Urbanisation accélérée (40 % de citadins), émergence d'une classe moyenne de 326 millions de personnes, selon la Banque africaine de développement, essor du secteur privé, environnement plus favorable à la croissance : autant d'éléments qui, selon les sénateurs Jeanny Lorgeoux (PS) et Jean-Marie Bockel (UDI), auteurs du rapport « L'Afrique est notre avenir », expliquent la ruée des pays émergents (Chine, Inde, Brésil, Turquie…) vers une Afrique en pleine confiance.



ÉNORMES OPPORTUNITÉS

« Les grands investisseurs internationaux asiatiques, latino-américain et américains investissent en Afrique. Les fonds de private equity [investissement en fonds propres] y arrivent. Et l'épargne africaine, en particulier celle de la diaspora, s'investit localement. C'est une nouveauté depuis dix ans », observe Philippe Gautier, directeur général adjoint de Medef International.

Au-delà des hydrocarbures et des mines, qui ont permis le décollage de nombreux pays, la téléphonie mobile, les banques, les services logistiques, tout ce qui est lié à l'aménagement et à la planification urbaine (eau potable, déchets etc.), les activités portuaires, aéroportuaires et ferroviaires offrent d'énormes opportunités de croissance. Alstom, qui vient de signer un contrat de 4,5 milliards d'euros avec les chemins de fer sud-africains, Bolloré avec le port en eaux profondes de Conakry, le bureau Véritas et la Soget qui améliorent les procédures douanières et les flux logistiques portuaires en savent quelque chose.
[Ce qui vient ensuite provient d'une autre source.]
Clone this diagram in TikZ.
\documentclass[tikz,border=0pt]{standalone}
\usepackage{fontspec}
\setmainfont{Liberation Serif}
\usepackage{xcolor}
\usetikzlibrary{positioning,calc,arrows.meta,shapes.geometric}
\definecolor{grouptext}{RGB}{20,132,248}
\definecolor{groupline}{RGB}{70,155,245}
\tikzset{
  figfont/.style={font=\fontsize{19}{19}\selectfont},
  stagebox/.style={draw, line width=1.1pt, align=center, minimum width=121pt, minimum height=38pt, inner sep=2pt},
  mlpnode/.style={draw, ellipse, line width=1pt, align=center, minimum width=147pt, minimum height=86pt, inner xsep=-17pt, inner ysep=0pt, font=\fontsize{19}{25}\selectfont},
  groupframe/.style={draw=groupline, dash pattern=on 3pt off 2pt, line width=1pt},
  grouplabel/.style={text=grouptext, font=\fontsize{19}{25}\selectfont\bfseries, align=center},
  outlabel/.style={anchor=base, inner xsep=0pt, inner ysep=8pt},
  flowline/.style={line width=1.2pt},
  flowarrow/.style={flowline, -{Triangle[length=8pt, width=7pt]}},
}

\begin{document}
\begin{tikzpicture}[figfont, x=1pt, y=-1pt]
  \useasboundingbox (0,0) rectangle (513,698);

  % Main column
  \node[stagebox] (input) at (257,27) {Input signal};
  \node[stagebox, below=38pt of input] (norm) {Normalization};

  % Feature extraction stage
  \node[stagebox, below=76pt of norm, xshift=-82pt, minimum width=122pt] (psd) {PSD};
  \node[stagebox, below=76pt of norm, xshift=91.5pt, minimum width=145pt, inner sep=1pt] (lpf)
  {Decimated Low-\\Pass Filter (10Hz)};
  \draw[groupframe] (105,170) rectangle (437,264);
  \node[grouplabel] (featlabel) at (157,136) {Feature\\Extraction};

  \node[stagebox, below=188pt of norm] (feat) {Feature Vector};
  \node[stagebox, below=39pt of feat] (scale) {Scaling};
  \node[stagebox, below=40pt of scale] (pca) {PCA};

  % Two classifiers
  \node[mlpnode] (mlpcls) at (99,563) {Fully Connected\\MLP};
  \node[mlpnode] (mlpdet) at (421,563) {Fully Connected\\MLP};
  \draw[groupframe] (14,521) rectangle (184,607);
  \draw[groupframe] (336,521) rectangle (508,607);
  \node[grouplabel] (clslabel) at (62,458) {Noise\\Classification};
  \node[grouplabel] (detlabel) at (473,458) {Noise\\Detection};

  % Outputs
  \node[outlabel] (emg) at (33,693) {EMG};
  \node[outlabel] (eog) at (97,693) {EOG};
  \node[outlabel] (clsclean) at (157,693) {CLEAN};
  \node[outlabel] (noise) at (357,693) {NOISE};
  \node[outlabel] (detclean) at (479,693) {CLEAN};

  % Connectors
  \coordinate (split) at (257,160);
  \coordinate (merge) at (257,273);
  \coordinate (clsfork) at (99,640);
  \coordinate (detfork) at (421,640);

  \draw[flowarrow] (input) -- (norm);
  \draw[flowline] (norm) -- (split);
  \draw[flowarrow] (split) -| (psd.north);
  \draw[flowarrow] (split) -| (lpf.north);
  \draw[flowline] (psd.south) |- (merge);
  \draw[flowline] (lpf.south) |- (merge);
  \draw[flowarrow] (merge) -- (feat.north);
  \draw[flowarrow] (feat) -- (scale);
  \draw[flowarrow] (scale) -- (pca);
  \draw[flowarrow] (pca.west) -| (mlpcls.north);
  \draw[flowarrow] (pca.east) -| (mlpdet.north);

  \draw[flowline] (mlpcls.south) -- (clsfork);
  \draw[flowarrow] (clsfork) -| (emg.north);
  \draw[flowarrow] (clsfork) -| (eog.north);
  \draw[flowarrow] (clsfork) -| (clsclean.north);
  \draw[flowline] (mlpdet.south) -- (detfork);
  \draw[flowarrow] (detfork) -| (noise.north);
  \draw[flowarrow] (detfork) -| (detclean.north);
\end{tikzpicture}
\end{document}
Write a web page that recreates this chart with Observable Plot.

Pourtant, entre 2000 et 2011, les parts de marché de la France en Afrique se sont effondrées, passant de 10 % à 4,7 %, selon Hubert Védrine, ancien ministre socialiste des affaires étrangères, chargé par Pierre Moscovici d'un rapport sur les moyens de renouveler les relations entre l'Afrique et la France. Pour remobiliser la France au côté d'une Afrique en marche, la première des quinze propositions de sa commission porte sur la rénovation des procédures de visas économiques, que M. Sévérino juge « restrictives à un point hallucinant ».